### [Short problem]
Using the data beneath this instruction, retype only the lines from the one that contains "Convert this chart to matplotlib code." down to the one that contains "ax = fig.add_axes([49/W, 1-441/H, (998-49)/W, (441-77)/H])", both included, exactly as they appear.

### [Material for this exercise]
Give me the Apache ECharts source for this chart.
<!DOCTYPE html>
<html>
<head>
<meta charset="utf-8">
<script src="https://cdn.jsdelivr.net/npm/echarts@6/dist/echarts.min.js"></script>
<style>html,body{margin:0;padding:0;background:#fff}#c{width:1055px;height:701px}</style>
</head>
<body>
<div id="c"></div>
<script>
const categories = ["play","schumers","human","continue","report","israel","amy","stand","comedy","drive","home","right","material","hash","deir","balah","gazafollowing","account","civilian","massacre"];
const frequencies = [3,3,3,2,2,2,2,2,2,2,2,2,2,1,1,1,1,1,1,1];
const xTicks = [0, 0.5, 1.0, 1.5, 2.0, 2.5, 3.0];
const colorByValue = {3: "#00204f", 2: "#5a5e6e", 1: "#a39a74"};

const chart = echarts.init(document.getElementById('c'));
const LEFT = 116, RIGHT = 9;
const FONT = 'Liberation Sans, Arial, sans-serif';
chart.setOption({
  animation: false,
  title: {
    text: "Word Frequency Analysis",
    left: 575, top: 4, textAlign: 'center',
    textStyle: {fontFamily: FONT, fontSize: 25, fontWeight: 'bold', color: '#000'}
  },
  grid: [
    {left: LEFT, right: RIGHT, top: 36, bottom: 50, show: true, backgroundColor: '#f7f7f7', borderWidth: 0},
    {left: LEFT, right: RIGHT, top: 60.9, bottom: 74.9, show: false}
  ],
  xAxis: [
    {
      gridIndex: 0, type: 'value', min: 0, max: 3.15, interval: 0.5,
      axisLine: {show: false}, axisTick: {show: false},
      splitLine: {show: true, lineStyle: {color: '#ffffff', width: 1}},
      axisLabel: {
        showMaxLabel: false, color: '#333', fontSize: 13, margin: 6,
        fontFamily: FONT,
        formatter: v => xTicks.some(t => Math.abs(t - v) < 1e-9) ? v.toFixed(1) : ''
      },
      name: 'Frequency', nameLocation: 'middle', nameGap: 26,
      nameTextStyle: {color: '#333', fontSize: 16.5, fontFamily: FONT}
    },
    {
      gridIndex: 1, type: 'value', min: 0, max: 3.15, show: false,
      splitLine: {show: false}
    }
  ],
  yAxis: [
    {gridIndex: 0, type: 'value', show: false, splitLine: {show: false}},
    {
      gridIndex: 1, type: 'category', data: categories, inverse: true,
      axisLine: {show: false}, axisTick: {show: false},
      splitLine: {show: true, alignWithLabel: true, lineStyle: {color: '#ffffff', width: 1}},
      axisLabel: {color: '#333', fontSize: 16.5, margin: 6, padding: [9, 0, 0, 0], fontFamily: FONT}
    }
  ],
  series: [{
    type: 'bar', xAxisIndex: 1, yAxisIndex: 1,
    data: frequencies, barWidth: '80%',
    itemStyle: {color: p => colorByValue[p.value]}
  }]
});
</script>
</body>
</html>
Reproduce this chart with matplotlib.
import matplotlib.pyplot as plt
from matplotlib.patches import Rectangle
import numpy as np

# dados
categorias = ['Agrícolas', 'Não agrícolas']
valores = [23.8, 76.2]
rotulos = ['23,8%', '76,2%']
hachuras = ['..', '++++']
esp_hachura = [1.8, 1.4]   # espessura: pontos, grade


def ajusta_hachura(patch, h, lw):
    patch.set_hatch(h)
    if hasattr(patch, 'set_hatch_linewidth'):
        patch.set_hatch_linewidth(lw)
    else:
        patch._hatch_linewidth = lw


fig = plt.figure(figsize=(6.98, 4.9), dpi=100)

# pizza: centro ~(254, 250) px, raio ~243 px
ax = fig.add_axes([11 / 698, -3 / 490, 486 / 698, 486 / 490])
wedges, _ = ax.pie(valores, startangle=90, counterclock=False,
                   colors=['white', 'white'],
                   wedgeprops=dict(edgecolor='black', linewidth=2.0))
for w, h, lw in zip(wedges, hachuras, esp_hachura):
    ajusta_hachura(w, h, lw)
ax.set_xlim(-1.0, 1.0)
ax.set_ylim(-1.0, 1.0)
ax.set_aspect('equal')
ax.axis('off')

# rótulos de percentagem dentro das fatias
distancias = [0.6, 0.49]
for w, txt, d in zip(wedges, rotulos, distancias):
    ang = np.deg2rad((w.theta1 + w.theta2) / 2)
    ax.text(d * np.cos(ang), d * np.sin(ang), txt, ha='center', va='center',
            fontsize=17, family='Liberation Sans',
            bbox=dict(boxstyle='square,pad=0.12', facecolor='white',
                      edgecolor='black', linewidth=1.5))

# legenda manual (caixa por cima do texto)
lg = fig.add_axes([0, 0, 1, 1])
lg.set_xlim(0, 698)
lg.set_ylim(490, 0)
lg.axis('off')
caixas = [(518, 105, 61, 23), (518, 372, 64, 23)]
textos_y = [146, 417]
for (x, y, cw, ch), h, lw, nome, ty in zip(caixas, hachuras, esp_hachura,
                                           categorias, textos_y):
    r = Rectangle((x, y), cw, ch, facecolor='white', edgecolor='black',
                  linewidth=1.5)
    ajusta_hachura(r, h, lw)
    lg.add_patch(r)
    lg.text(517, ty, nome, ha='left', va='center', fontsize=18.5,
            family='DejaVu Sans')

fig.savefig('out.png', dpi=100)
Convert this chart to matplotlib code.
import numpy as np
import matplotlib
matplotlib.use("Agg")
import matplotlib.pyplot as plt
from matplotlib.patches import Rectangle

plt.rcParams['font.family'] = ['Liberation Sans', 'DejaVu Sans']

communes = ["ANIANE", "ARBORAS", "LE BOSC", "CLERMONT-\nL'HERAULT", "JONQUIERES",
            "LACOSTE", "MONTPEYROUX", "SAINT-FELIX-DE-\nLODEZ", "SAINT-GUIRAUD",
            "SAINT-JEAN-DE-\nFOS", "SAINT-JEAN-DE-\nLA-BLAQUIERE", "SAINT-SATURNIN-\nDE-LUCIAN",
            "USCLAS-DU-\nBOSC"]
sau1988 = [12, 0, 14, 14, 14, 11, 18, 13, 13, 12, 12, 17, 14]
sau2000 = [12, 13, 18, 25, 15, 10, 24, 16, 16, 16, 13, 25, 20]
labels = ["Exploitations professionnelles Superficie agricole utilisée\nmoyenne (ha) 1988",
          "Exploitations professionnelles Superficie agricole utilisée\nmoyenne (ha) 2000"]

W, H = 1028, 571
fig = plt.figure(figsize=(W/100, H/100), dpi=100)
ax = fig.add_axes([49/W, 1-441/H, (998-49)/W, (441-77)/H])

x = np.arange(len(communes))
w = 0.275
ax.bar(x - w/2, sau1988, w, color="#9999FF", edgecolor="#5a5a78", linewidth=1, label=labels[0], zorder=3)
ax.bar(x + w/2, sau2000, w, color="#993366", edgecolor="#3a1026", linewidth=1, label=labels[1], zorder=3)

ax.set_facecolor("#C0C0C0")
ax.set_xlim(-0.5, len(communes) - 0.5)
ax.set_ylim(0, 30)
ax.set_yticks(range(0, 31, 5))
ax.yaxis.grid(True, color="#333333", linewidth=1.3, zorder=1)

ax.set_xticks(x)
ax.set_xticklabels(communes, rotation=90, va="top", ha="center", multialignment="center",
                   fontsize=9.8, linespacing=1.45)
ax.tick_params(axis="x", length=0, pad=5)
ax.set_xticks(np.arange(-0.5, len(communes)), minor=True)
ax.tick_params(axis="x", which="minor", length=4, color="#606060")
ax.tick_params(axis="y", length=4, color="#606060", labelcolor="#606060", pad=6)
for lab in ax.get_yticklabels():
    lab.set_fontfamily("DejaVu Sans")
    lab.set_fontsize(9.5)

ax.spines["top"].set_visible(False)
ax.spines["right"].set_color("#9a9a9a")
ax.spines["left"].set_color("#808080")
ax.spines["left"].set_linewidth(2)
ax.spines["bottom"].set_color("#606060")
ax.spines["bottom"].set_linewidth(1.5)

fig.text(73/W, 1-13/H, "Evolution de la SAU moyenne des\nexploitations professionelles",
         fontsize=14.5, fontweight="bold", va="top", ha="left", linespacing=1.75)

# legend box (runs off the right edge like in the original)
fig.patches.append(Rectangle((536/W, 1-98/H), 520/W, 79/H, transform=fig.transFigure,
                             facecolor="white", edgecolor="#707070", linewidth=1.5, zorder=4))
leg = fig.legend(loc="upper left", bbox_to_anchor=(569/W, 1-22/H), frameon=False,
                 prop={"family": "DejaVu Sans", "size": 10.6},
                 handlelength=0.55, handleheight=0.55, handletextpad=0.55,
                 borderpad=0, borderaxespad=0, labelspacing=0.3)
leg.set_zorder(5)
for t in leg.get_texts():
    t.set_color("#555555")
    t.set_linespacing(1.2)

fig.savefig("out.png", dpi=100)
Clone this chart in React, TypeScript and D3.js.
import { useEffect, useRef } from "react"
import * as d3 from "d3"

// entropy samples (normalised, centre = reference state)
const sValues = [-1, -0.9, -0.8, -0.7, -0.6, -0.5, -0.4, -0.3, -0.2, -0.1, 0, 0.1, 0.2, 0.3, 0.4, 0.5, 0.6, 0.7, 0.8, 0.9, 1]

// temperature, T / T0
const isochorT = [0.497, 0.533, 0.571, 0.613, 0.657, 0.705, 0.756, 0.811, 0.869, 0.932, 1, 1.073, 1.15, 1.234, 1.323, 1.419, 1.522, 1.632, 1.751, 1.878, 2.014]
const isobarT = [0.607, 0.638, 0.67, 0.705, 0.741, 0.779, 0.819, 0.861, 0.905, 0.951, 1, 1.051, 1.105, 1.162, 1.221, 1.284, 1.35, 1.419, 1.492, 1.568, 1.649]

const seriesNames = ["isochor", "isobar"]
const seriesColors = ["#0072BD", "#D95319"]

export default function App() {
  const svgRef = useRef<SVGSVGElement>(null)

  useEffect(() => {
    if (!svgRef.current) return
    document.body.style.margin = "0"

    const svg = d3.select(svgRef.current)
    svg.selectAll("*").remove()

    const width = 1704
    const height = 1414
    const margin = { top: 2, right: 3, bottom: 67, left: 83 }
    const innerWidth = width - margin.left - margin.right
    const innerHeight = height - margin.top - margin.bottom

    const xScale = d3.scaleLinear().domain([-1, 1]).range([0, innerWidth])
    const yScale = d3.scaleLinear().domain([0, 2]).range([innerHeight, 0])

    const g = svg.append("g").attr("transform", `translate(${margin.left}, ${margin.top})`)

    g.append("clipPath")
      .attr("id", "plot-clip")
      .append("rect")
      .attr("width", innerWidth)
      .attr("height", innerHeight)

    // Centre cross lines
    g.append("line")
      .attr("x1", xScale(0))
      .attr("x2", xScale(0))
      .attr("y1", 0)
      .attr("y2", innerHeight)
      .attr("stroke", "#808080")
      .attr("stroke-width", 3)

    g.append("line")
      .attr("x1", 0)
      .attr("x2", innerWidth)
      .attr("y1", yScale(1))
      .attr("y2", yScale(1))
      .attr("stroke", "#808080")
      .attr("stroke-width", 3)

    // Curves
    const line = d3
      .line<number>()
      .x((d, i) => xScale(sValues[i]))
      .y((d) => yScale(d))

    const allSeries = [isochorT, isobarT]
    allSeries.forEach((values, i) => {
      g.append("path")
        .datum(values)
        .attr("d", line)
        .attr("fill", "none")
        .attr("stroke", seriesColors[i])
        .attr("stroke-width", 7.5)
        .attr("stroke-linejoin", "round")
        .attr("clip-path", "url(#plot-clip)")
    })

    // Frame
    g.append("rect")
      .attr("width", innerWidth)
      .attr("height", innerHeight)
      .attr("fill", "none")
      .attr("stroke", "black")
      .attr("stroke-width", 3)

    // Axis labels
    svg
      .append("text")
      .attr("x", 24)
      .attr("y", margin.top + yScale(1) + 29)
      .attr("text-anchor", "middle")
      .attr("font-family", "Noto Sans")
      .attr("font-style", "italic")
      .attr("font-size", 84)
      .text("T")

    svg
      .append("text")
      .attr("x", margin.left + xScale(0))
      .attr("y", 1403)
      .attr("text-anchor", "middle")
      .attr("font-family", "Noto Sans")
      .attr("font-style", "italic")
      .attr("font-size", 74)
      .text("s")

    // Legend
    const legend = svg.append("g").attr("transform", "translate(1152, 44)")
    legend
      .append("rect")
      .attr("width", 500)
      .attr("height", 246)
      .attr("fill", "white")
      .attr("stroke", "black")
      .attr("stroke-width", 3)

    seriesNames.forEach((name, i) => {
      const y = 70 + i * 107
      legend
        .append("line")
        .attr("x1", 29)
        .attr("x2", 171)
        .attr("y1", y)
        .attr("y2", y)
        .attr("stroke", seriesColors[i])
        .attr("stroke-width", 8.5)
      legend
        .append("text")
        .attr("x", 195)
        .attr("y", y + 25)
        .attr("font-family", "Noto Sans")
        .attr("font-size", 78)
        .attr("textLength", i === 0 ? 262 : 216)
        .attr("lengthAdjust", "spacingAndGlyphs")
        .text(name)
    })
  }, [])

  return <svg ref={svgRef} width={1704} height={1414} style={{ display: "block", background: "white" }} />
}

### [Output for this task]
Convert this chart to matplotlib code.
import numpy as np
import matplotlib
matplotlib.use("Agg")
import matplotlib.pyplot as plt
from matplotlib.patches import Rectangle

plt.rcParams['font.family'] = ['Liberation Sans', 'DejaVu Sans']

communes = ["ANIANE", "ARBORAS", "LE BOSC", "CLERMONT-\nL'HERAULT", "JONQUIERES",
            "LACOSTE", "MONTPEYROUX", "SAINT-FELIX-DE-\nLODEZ", "SAINT-GUIRAUD",
            "SAINT-JEAN-DE-\nFOS", "SAINT-JEAN-DE-\nLA-BLAQUIERE", "SAINT-SATURNIN-\nDE-LUCIAN",
            "USCLAS-DU-\nBOSC"]
sau1988 = [12, 0, 14, 14, 14, 11, 18, 13, 13, 12, 12, 17, 14]
sau2000 = [12, 13, 18, 25, 15, 10, 24, 16, 16, 16, 13, 25, 20]
labels = ["Exploitations professionnelles Superficie agricole utilisée\nmoyenne (ha) 1988",
          "Exploitations professionnelles Superficie agricole utilisée\nmoyenne (ha) 2000"]

W, H = 1028, 571
fig = plt.figure(figsize=(W/100, H/100), dpi=100)
ax = fig.add_axes([49/W, 1-441/H, (998-49)/W, (441-77)/H])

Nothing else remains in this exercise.